Art that never fails to inspire:
Art is my religion. I tut tut about people who have a God belief when there is no proof of God and can never be. But scratch the surface a little and you will find that my Art belief is equally obsessive and unfounded. I believe in Art. Painting, books, music, film, sculpture, all of it. I believe in it. I use it to inspire me to write and I use it like pornography. Beautiful art is sexual. If you don’t believe me, read my book.
I think there will be people who read Affection and want to talk to you, confess to you, and yes, sleep with you. I found it difficult not to rush to my email and tell you about the things I’d been doing, things I’ve done, things I long for, and about my own Jessicas and Chrises and Pauls etc. But then I simultaneously became shy because I admire your writing so much. Do you think you’re ready for these sort of things happening? At signings, at festivals, over the internet…?
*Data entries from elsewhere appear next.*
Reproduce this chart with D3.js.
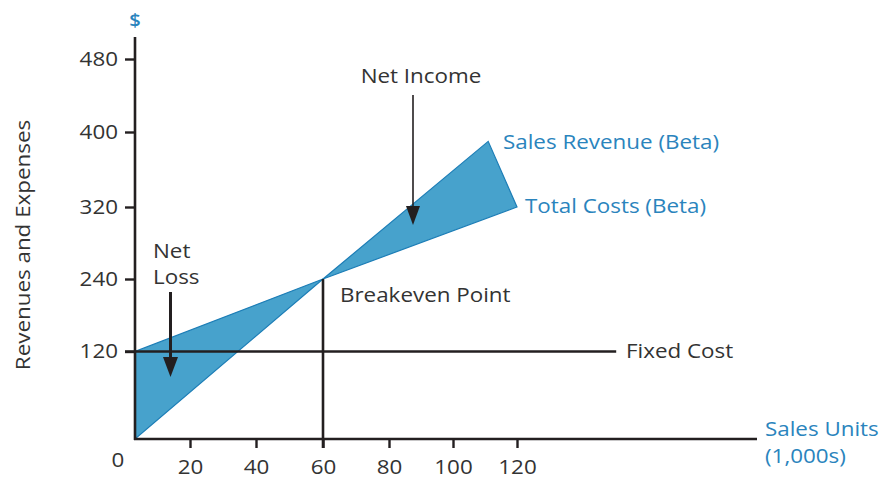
<!DOCTYPE html>
<html><head><meta charset="utf-8">
<script src="https://cdn.jsdelivr.net/npm/d3@7"></script>
<style>body{margin:0;background:#fff}svg{display:block;font-family:"Open Sans",sans-serif}</style>
</head><body><svg id="c" width="880" height="479"></svg>
<script>
const xTicks = [20, 40, 60, 80, 100, 120];
const yTicks = [120, 240, 320, 400, 480];
const xBreaks = [0, 20, 40, 60, 80, 100, 120];
const yBreaks = [0, 120, 240, 320, 400, 480];
const revenue = [{u: 0, v: 0}, {u: 60, v: 240}, {u: 111, v: 390}];
const costs = [{u: 0, v: 120}, {u: 60, v: 240}, {u: 120, v: 320}];
const fixedCost = 120;
const breakevenUnits = 60;
const breakevenValue = 240;

const BLUE = "#2a84bd", FILL = "#47a2cc", EDGE = "#1c7db6", INK = "#231f20", TXT = "#333";
const FS = 20, SX = 1.12;
const svg = d3.select("#c");
const x = d3.scaleLinear().domain(xBreaks).range([135, 190, 256, 323, 389, 453, 517]);
const y = d3.scaleLinear().domain(yBreaks).range([439, 351.5, 279, 207, 132, 59]);

// shaded areas
const loss = [revenue[0], costs[0], costs[1]];
const income = [revenue[1], revenue[2], costs[2]];
const poly = d3.line().x(d => x(d.u)).y(d => y(d.v));
[loss, income].forEach(p => {
  svg.append("path").attr("d", poly(p) + "Z").attr("fill", FILL)
    .attr("stroke", EDGE).attr("stroke-width", 1.2).attr("stroke-linejoin", "miter");
});

// fixed cost line
svg.append("line").attr("x1", x(0) - 10).attr("x2", x(151)).attr("y1", y(fixedCost)).attr("y2", y(fixedCost))
  .attr("stroke", INK).attr("stroke-width", 2.6);
// breakeven vertical
svg.append("line").attr("x1", x(breakevenUnits)).attr("x2", x(breakevenUnits))
  .attr("y1", y(breakevenValue)).attr("y2", y(0) + 9).attr("stroke", INK).attr("stroke-width", 2.6);

// axes
const ya = svg.append("g").attr("transform", `translate(${x(0)},0)`)
  .call(d3.axisLeft(y).tickValues(yTicks).tickSize(10).tickPadding(7).tickSizeOuter(0));
ya.select(".domain").remove();
const xa = svg.append("g").attr("transform", `translate(0,${y(0)})`)
  .call(d3.axisBottom(x).tickValues(xTicks).tickSize(9).tickPadding(12).tickSizeOuter(0));
xa.select(".domain").remove();
[ya, xa].forEach(g => {
  g.selectAll("line").attr("stroke", INK).attr("stroke-width", 2.4);
  g.selectAll("text").attr("fill", TXT).attr("font-size", FS).attr("font-family", "Open Sans")
    .each(function () {
      const t = d3.select(this);
      const tx = +t.attr("x") || 0;
      t.attr("x", 0).attr("transform", `translate(${tx},0) scale(${SX},1)`);
    });
});
svg.append("line").attr("x1", x(0)).attr("x2", x(0)).attr("y1", y(0) + 1).attr("y2", 37)
  .attr("stroke", INK).attr("stroke-width", 2.6);
svg.append("line").attr("x1", x(0) - 1).attr("x2", x(195)).attr("y1", y(0)).attr("y2", y(0))
  .attr("stroke", INK).attr("stroke-width", 2.6);

function txt(s, tx, ty, opts = {}) {
  return svg.append("text").attr("transform", `translate(${tx},${ty}) scale(${SX},1)`).text(s)
    .attr("fill", opts.fill || TXT).attr("font-size", opts.size || FS)
    .attr("font-weight", opts.weight || 400)
    .attr("text-anchor", opts.anchor || "start").attr("dominant-baseline", "central");
}
txt("0", 118, 459, {anchor: "middle"});
txt("$", x(0), 20, {fill: BLUE, anchor: "middle", size: 18, weight: 600});
svg.append("text").attr("transform", `translate(22,245) rotate(-90) scale(${SX},1)`).attr("text-anchor", "middle")
  .attr("dominant-baseline", "central").attr("font-size", FS).attr("fill", TXT).text("Revenues and Expenses");

txt("Sales Revenue (Beta)", 503, 141, {fill: BLUE});
txt("Total Costs (Beta)", 525, 205, {fill: BLUE});
txt("Sales Units", 765, 428, {fill: BLUE});
txt("(1,000s)", 765, 455, {fill: BLUE});
txt("Fixed Cost", 626, 350);
txt("Breakeven Point", 340, 294);
txt("Net", 153, 250);
txt("Loss", 153, 276);
txt("Net Income", 421, 75, {anchor: "middle"});

// arrows
function arrow(ax, y1, y2, w, hw, hl) {
  svg.append("line").attr("x1", ax).attr("x2", ax).attr("y1", y1).attr("y2", y2 - hl + 2)
    .attr("stroke", INK).attr("stroke-width", w);
  svg.append("path").attr("d", `M${ax - hw},${y2 - hl}L${ax + hw},${y2 - hl}L${ax},${y2}Z`).attr("fill", INK);
}
arrow(413, 95, 225, 1.6, 7, 19);
arrow(170.5, 292, 377, 3, 7.5, 20);
</script></body></html>
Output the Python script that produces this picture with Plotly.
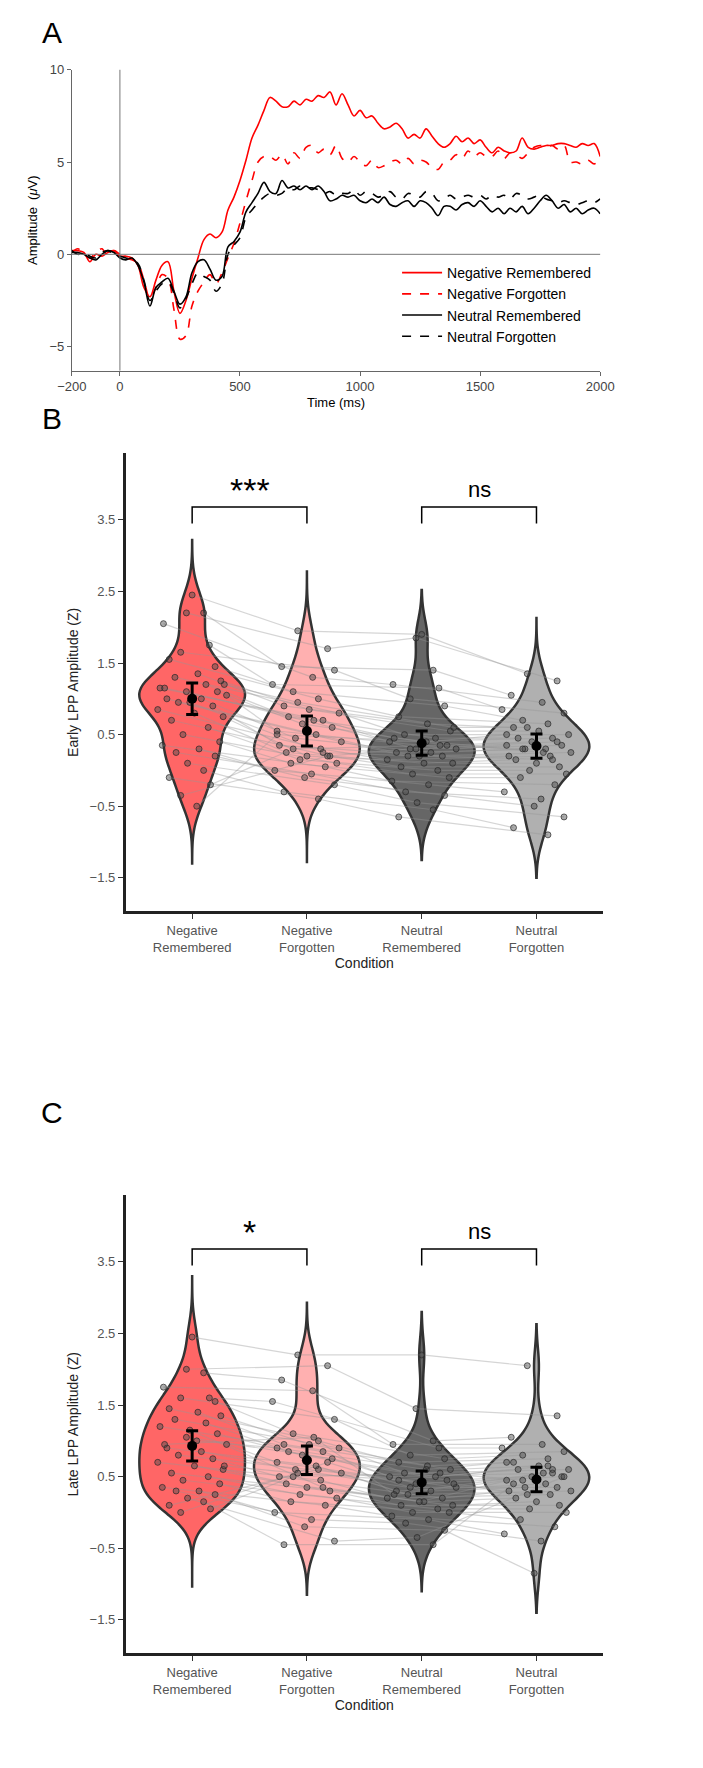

First proposition. This has happened before the book has even come out. First time someone has made it clear that they would sleep with me. This first time rocks me. I am told by a friend that there will be more times. I have never, or rarely, had to say no. There have been no offers. In my wild past I was always the one offering. I was the taken or the rejected. I am not used to being wanted. I believe that all this will change. Writing and writers are sexy. I will become sexy.
I am frightened that my love of and need for sex will lead my astray. But then again, have you seen my husband?